#### Dataset content
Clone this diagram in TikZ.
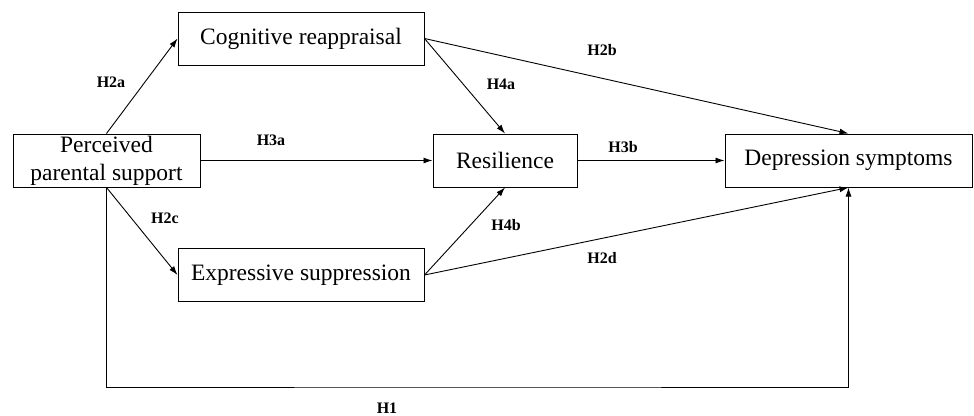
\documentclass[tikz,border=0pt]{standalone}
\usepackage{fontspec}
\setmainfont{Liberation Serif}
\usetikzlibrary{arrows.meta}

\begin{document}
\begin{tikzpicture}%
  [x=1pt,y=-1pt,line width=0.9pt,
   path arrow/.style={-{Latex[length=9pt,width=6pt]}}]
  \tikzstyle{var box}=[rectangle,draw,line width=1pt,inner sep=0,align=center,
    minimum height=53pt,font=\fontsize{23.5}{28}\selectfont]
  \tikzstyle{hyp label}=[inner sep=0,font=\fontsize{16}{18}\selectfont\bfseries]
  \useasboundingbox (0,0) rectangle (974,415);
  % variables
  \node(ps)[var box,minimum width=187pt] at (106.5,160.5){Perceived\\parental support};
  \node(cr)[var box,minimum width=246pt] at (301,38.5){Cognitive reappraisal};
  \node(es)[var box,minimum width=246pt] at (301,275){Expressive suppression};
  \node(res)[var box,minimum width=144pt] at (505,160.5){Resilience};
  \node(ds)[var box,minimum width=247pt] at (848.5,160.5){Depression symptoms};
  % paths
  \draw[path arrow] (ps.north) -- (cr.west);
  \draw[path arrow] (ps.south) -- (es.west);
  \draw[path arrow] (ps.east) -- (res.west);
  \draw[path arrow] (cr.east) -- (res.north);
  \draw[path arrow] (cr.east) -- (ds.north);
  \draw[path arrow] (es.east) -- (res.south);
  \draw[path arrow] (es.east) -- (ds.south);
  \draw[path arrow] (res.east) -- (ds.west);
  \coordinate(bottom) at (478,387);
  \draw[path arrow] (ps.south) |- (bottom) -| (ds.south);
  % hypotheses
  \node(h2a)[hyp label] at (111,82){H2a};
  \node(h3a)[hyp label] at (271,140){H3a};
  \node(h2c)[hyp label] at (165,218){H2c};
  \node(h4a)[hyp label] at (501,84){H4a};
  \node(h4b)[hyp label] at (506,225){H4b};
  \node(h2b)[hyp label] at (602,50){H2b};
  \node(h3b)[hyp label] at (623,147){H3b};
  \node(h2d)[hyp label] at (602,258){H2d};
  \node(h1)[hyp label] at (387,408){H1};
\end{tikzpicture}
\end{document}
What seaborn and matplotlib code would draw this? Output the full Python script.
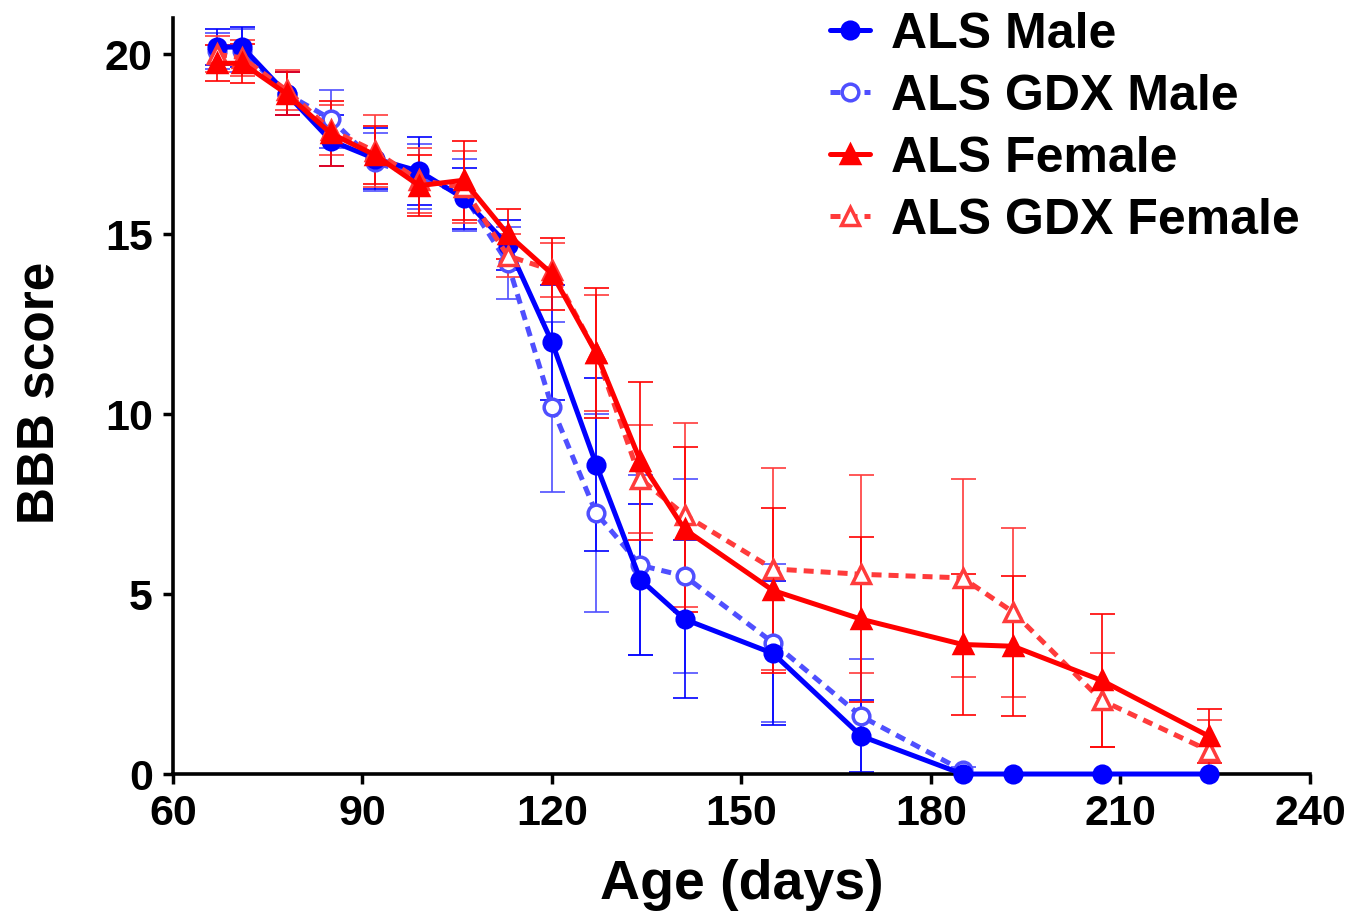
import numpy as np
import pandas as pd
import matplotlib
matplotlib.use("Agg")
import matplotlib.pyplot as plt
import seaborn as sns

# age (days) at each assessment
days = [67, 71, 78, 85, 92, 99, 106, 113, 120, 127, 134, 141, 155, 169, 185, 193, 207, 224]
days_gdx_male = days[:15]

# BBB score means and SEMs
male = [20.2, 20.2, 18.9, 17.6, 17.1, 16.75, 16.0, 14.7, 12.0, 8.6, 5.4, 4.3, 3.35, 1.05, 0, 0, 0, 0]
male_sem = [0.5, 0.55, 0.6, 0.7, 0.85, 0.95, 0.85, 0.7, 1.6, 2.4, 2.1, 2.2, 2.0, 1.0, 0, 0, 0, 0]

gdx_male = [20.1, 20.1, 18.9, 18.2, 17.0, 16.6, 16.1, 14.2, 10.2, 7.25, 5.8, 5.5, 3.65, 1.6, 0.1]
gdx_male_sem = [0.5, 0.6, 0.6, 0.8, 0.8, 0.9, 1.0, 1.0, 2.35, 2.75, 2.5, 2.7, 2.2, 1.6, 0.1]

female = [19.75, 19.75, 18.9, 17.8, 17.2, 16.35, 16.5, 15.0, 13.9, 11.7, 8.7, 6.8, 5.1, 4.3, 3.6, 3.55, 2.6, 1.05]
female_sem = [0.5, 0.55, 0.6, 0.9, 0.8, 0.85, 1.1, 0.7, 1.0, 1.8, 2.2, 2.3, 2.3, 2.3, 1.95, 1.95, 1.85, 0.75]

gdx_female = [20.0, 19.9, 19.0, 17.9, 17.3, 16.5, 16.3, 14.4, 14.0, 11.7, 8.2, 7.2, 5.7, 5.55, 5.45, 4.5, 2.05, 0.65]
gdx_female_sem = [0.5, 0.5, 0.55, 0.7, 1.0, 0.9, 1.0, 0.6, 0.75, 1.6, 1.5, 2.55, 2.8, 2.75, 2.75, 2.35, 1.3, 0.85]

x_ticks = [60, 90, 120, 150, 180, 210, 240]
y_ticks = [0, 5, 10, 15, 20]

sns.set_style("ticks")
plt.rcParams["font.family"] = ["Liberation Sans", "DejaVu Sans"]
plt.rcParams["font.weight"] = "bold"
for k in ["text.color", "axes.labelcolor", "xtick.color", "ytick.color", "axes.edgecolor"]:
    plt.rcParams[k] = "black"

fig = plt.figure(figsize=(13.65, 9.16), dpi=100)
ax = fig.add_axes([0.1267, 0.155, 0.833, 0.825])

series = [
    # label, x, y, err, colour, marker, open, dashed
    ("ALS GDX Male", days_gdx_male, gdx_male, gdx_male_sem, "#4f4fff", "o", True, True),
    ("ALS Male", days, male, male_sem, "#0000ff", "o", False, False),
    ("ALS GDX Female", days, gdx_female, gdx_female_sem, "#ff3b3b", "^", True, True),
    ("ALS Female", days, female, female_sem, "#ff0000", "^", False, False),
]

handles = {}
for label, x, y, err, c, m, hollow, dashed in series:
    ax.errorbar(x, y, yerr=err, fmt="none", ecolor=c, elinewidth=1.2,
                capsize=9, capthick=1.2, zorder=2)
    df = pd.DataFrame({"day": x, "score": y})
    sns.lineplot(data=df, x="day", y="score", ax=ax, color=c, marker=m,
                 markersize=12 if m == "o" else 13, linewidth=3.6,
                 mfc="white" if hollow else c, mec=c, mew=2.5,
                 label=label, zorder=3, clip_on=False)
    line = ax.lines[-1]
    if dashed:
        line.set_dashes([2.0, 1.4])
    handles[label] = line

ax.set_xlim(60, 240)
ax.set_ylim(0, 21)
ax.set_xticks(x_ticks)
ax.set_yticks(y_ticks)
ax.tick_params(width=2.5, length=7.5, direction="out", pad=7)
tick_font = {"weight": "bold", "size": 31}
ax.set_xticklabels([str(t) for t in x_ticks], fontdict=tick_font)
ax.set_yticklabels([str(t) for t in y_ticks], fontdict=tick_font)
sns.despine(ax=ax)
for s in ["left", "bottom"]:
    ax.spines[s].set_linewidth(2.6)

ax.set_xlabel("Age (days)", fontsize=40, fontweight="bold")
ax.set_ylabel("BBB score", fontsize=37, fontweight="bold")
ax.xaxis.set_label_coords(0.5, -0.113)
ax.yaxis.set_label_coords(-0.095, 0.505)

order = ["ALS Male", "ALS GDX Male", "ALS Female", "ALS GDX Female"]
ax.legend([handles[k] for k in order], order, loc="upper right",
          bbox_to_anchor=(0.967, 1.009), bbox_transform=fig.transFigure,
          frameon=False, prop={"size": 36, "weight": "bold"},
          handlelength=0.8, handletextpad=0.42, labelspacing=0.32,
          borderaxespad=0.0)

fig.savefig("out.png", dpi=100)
########
Given request — Except for the pictures, copy every line of the records above exactly.

Task output —
Clone this diagram in TikZ.
\documentclass[tikz,border=0pt]{standalone}
\usepackage{fontspec}
\setmainfont{Liberation Serif}
\usetikzlibrary{arrows.meta}

\begin{document}
\begin{tikzpicture}%
  [x=1pt,y=-1pt,line width=0.9pt,
   path arrow/.style={-{Latex[length=9pt,width=6pt]}}]
  \tikzstyle{var box}=[rectangle,draw,line width=1pt,inner sep=0,align=center,
    minimum height=53pt,font=\fontsize{23.5}{28}\selectfont]
  \tikzstyle{hyp label}=[inner sep=0,font=\fontsize{16}{18}\selectfont\bfseries]
  \useasboundingbox (0,0) rectangle (974,415);
  % variables
  \node(ps)[var box,minimum width=187pt] at (106.5,160.5){Perceived\\parental support};
  \node(cr)[var box,minimum width=246pt] at (301,38.5){Cognitive reappraisal};
  \node(es)[var box,minimum width=246pt] at (301,275){Expressive suppression};
  \node(res)[var box,minimum width=144pt] at (505,160.5){Resilience};
  \node(ds)[var box,minimum width=247pt] at (848.5,160.5){Depression symptoms};
  % paths
  \draw[path arrow] (ps.north) -- (cr.west);
  \draw[path arrow] (ps.south) -- (es.west);
  \draw[path arrow] (ps.east) -- (res.west);
  \draw[path arrow] (cr.east) -- (res.north);
  \draw[path arrow] (cr.east) -- (ds.north);
  \draw[path arrow] (es.east) -- (res.south);
  \draw[path arrow] (es.east) -- (ds.south);
  \draw[path arrow] (res.east) -- (ds.west);
  \coordinate(bottom) at (478,387);
  \draw[path arrow] (ps.south) |- (bottom) -| (ds.south);
  % hypotheses
  \node(h2a)[hyp label] at (111,82){H2a};
  \node(h3a)[hyp label] at (271,140){H3a};
  \node(h2c)[hyp label] at (165,218){H2c};
  \node(h4a)[hyp label] at (501,84){H4a};
  \node(h4b)[hyp label] at (506,225){H4b};
  \node(h2b)[hyp label] at (602,50){H2b};
  \node(h3b)[hyp label] at (623,147){H3b};
  \node(h2d)[hyp label] at (602,258){H2d};
  \node(h1)[hyp label] at (387,408){H1};
\end{tikzpicture}
\end{document}
What seaborn and matplotlib code would draw this? Output the full Python script.
import numpy as np
import pandas as pd
import matplotlib
matplotlib.use("Agg")
import matplotlib.pyplot as plt
import seaborn as sns

# age (days) at each assessment
days = [67, 71, 78, 85, 92, 99, 106, 113, 120, 127, 134, 141, 155, 169, 185, 193, 207, 224]
days_gdx_male = days[:15]

# BBB score means and SEMs
male = [20.2, 20.2, 18.9, 17.6, 17.1, 16.75, 16.0, 14.7, 12.0, 8.6, 5.4, 4.3, 3.35, 1.05, 0, 0, 0, 0]
male_sem = [0.5, 0.55, 0.6, 0.7, 0.85, 0.95, 0.85, 0.7, 1.6, 2.4, 2.1, 2.2, 2.0, 1.0, 0, 0, 0, 0]

gdx_male = [20.1, 20.1, 18.9, 18.2, 17.0, 16.6, 16.1, 14.2, 10.2, 7.25, 5.8, 5.5, 3.65, 1.6, 0.1]
gdx_male_sem = [0.5, 0.6, 0.6, 0.8, 0.8, 0.9, 1.0, 1.0, 2.35, 2.75, 2.5, 2.7, 2.2, 1.6, 0.1]

female = [19.75, 19.75, 18.9, 17.8, 17.2, 16.35, 16.5, 15.0, 13.9, 11.7, 8.7, 6.8, 5.1, 4.3, 3.6, 3.55, 2.6, 1.05]
female_sem = [0.5, 0.55, 0.6, 0.9, 0.8, 0.85, 1.1, 0.7, 1.0, 1.8, 2.2, 2.3, 2.3, 2.3, 1.95, 1.95, 1.85, 0.75]

gdx_female = [20.0, 19.9, 19.0, 17.9, 17.3, 16.5, 16.3, 14.4, 14.0, 11.7, 8.2, 7.2, 5.7, 5.55, 5.45, 4.5, 2.05, 0.65]
gdx_female_sem = [0.5, 0.5, 0.55, 0.7, 1.0, 0.9, 1.0, 0.6, 0.75, 1.6, 1.5, 2.55, 2.8, 2.75, 2.75, 2.35, 1.3, 0.85]

x_ticks = [60, 90, 120, 150, 180, 210, 240]
y_ticks = [0, 5, 10, 15, 20]

sns.set_style("ticks")
plt.rcParams["font.family"] = ["Liberation Sans", "DejaVu Sans"]
plt.rcParams["font.weight"] = "bold"
for k in ["text.color", "axes.labelcolor", "xtick.color", "ytick.color", "axes.edgecolor"]:
    plt.rcParams[k] = "black"

fig = plt.figure(figsize=(13.65, 9.16), dpi=100)
ax = fig.add_axes([0.1267, 0.155, 0.833, 0.825])

series = [
    # label, x, y, err, colour, marker, open, dashed
    ("ALS GDX Male", days_gdx_male, gdx_male, gdx_male_sem, "#4f4fff", "o", True, True),
    ("ALS Male", days, male, male_sem, "#0000ff", "o", False, False),
    ("ALS GDX Female", days, gdx_female, gdx_female_sem, "#ff3b3b", "^", True, True),
    ("ALS Female", days, female, female_sem, "#ff0000", "^", False, False),
]

handles = {}
for label, x, y, err, c, m, hollow, dashed in series:
    ax.errorbar(x, y, yerr=err, fmt="none", ecolor=c, elinewidth=1.2,
                capsize=9, capthick=1.2, zorder=2)
    df = pd.DataFrame({"day": x, "score": y})
    sns.lineplot(data=df, x="day", y="score", ax=ax, color=c, marker=m,
                 markersize=12 if m == "o" else 13, linewidth=3.6,
                 mfc="white" if hollow else c, mec=c, mew=2.5,
                 label=label, zorder=3, clip_on=False)
    line = ax.lines[-1]
    if dashed:
        line.set_dashes([2.0, 1.4])
    handles[label] = line

ax.set_xlim(60, 240)
ax.set_ylim(0, 21)
ax.set_xticks(x_ticks)
ax.set_yticks(y_ticks)
ax.tick_params(width=2.5, length=7.5, direction="out", pad=7)
tick_font = {"weight": "bold", "size": 31}
ax.set_xticklabels([str(t) for t in x_ticks], fontdict=tick_font)
ax.set_yticklabels([str(t) for t in y_ticks], fontdict=tick_font)
sns.despine(ax=ax)
for s in ["left", "bottom"]:
    ax.spines[s].set_linewidth(2.6)

ax.set_xlabel("Age (days)", fontsize=40, fontweight="bold")
ax.set_ylabel("BBB score", fontsize=37, fontweight="bold")
ax.xaxis.set_label_coords(0.5, -0.113)
ax.yaxis.set_label_coords(-0.095, 0.505)

order = ["ALS Male", "ALS GDX Male", "ALS Female", "ALS GDX Female"]
ax.legend([handles[k] for k in order], order, loc="upper right",
          bbox_to_anchor=(0.967, 1.009), bbox_transform=fig.transFigure,
          frameon=False, prop={"size": 36, "weight": "bold"},
          handlelength=0.8, handletextpad=0.42, labelspacing=0.32,
          borderaxespad=0.0)

fig.savefig("out.png", dpi=100)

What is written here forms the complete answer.